Formen spiritueller/religiöser Gewalt


Es ist wichtig, zwischen dem Missbrauch von Religion oder Spiritualität für schädliche Zwecke und der echten Glaubensausübung, die Frieden, Toleranz und Respekt für andere fördert, zu unterscheiden. Spirituelle/religiöse Gewalt kann sich auf verschiedene Weise äußern:

Erzwungene Konvertierungen

Menschen werden gezwungen oder unter Druck gesetzt, gegen ihren Willen zu einer bestimmten Religion zu konvertieren, oft durch Drohungen, Einschüchterung oder Isolation.

Religiöse Diskriminierung

Einzelpersonen oder Gruppen werden aufgrund ihrer religiösen Überzeugungen ins Visier genommen, was zu Ausgrenzung, Marginalisierung oder Verweigerung grundlegender Rechte und Möglichkeiten führt.
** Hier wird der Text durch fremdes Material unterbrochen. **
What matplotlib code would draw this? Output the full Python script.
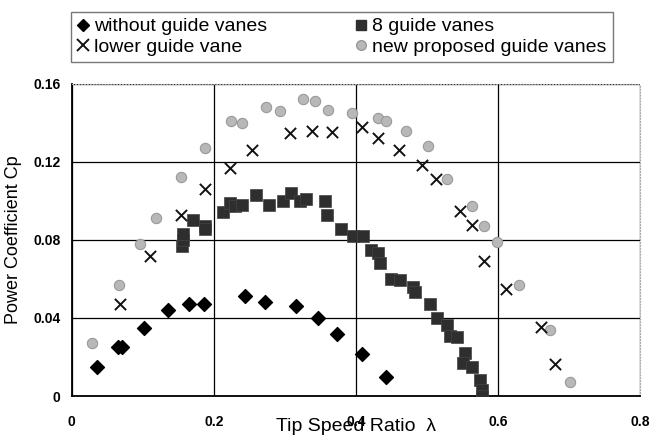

Ritualistischer Missbrauch

Personen unter dem Deckmantel religiöser oder spiritueller Praktiken physischen, psychischen oder sexuellen Schaden zufügen, oft in Verbindung mit extremen Ritualen oder Zeremonien.

Religiöse Intoleranz

Sich an Hassreden zu beteiligen, zu Gewalt anzustiften oder aggressive Handlungen gegen Einzelpersonen oder Gruppen aufgrund ihrer religiösen Überzeugungen oder Praktiken zu begehen.

Unterdrückung der Religionsfreiheit

Den Einzelnen das Recht verweigern, die von ihnen gewählte Religion auszuüben, Einschränkungen auferlegen oder Verfolgung aufgrund der Religionszugehörigkeit betreiben.

Spirituelle Manipulation

Die Ausnutzung der spirituellen oder religiösen Überzeugungen einer Person zur persönlichen Bereicherung, zur Kontrolle oder zur unzulässigen Beeinflussung dieser Person, häufig durch psychologische Manipulation oder Täuschung.

Gewalt im Namen der Ehre

Rechtfertigung von Gewalttaten, einschließlich körperlicher Gewalt, gegen Personen, die als entehrend empfunden werden oder gegen religiöse oder kulturelle Normen verstoßen haben.